● What this task involves
Write out each line of the listing as it stands, without the images.

● Supplied information
══════

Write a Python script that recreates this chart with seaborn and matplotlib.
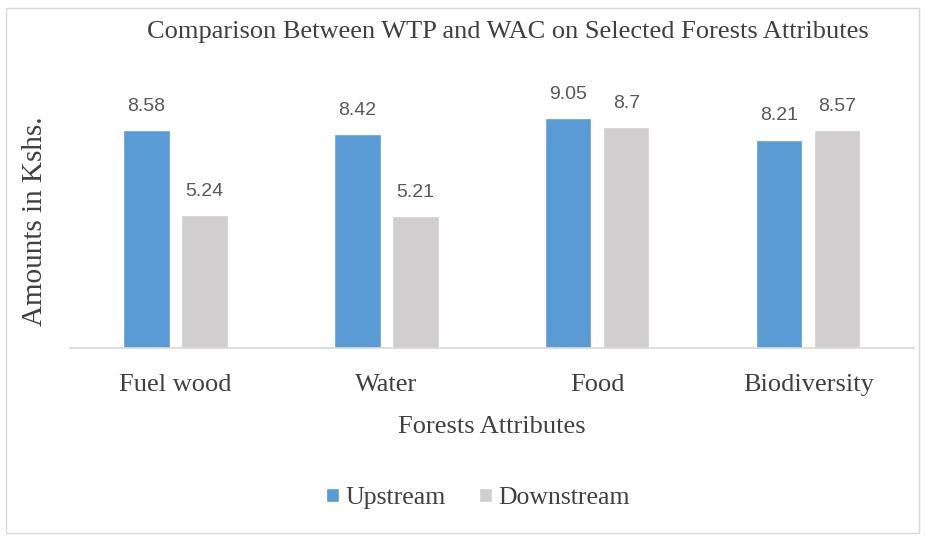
import pandas as pd
import matplotlib
matplotlib.use("Agg")
import matplotlib.pyplot as plt
import seaborn as sns
from matplotlib.patches import Rectangle

# values
attributes = ['Fuel wood', 'Water', 'Food', 'Biodiversity']
upstream = [8.58, 8.42, 9.05, 8.21]
downstream = [5.24, 5.21, 8.7, 8.57]
labels_up = ['8.58', '8.42', '9.05', '8.21']
labels_down = ['5.24', '5.21', '8.7', '8.57']

df = pd.DataFrame({
    'attribute': attributes * 2,
    'amount': upstream + downstream,
    'zone': ['Upstream'] * 4 + ['Downstream'] * 4,
})

sns.set_theme(style='white')
plt.rcParams['font.family'] = ['Liberation Serif', 'DejaVu Serif']

fig = plt.figure(figsize=(9.25, 5.38), dpi=100)
ax = fig.add_axes([0.0757, 0.353, 0.912, 0.472])

sns.barplot(data=df, x='attribute', y='amount', hue='zone',
            palette={'Upstream': '#5B9BD5', 'Downstream': '#D0CECE'},
            width=0.55, gap=0.2, ax=ax, saturation=1)

ax.set_ylim(0, 10)
ax.set_xlim(-0.5, 3.5)
ax.set_yticks([])
for s in ['top', 'right', 'left']:
    ax.spines[s].set_visible(False)
ax.spines['bottom'].set_color('#D9D9D9')
ax.spines['bottom'].set_linewidth(1.2)

# data labels
for cont, labs in zip(ax.containers, [labels_up, labels_down]):
    ax.bar_label(cont, labels=labs, padding=11, fontsize=14,
                 color='#595959', family=['Liberation Sans', 'DejaVu Sans'])

ax.tick_params(axis='x', length=0, pad=19, labelsize=19, labelcolor='#404040')
ax.set_xlabel('Forests Attributes', fontsize=19, color='#404040', labelpad=14)
ax.set_ylabel('Amounts in Kshs.', fontsize=21, color='#404040', labelpad=16)

fig.text(0.549, 0.94, 'Comparison Between WTP and WAC on Selected Forests Attributes',
         ha='center', va='center', fontsize=19, color='#404040')

ax.legend(loc='center', bbox_to_anchor=(0.517, 0.074), bbox_transform=fig.transFigure,
          ncol=2, frameon=False, fontsize=18.5, handlelength=0.5, handleheight=0.5,
          handletextpad=0.25, columnspacing=1.3, labelcolor='#404040')

fig.patches.append(Rectangle((0.006, 0.01), 0.988, 0.975, transform=fig.transFigure,
                             fill=False, edgecolor='#D9D9D9', linewidth=1))

fig.savefig('out.png', dpi=100)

══════

● Completed exercise
Write a Python script that recreates this chart with seaborn and matplotlib.
import pandas as pd
import matplotlib
matplotlib.use("Agg")
import matplotlib.pyplot as plt
import seaborn as sns
from matplotlib.patches import Rectangle

# values
attributes = ['Fuel wood', 'Water', 'Food', 'Biodiversity']
upstream = [8.58, 8.42, 9.05, 8.21]
downstream = [5.24, 5.21, 8.7, 8.57]
labels_up = ['8.58', '8.42', '9.05', '8.21']
labels_down = ['5.24', '5.21', '8.7', '8.57']

df = pd.DataFrame({
    'attribute': attributes * 2,
    'amount': upstream + downstream,
    'zone': ['Upstream'] * 4 + ['Downstream'] * 4,
})

sns.set_theme(style='white')
plt.rcParams['font.family'] = ['Liberation Serif', 'DejaVu Serif']

fig = plt.figure(figsize=(9.25, 5.38), dpi=100)
ax = fig.add_axes([0.0757, 0.353, 0.912, 0.472])

sns.barplot(data=df, x='attribute', y='amount', hue='zone',
            palette={'Upstream': '#5B9BD5', 'Downstream': '#D0CECE'},
            width=0.55, gap=0.2, ax=ax, saturation=1)

ax.set_ylim(0, 10)
ax.set_xlim(-0.5, 3.5)
ax.set_yticks([])
for s in ['top', 'right', 'left']:
    ax.spines[s].set_visible(False)
ax.spines['bottom'].set_color('#D9D9D9')
ax.spines['bottom'].set_linewidth(1.2)

# data labels
for cont, labs in zip(ax.containers, [labels_up, labels_down]):
    ax.bar_label(cont, labels=labs, padding=11, fontsize=14,
                 color='#595959', family=['Liberation Sans', 'DejaVu Sans'])

ax.tick_params(axis='x', length=0, pad=19, labelsize=19, labelcolor='#404040')
ax.set_xlabel('Forests Attributes', fontsize=19, color='#404040', labelpad=14)
ax.set_ylabel('Amounts in Kshs.', fontsize=21, color='#404040', labelpad=16)

fig.text(0.549, 0.94, 'Comparison Between WTP and WAC on Selected Forests Attributes',
         ha='center', va='center', fontsize=19, color='#404040')

ax.legend(loc='center', bbox_to_anchor=(0.517, 0.074), bbox_transform=fig.transFigure,
          ncol=2, frameon=False, fontsize=18.5, handlelength=0.5, handleheight=0.5,
          handletextpad=0.25, columnspacing=1.3, labelcolor='#404040')

fig.patches.append(Rectangle((0.006, 0.01), 0.988, 0.975, transform=fig.transFigure,
                             fill=False, edgecolor='#D9D9D9', linewidth=1))

fig.savefig('out.png', dpi=100)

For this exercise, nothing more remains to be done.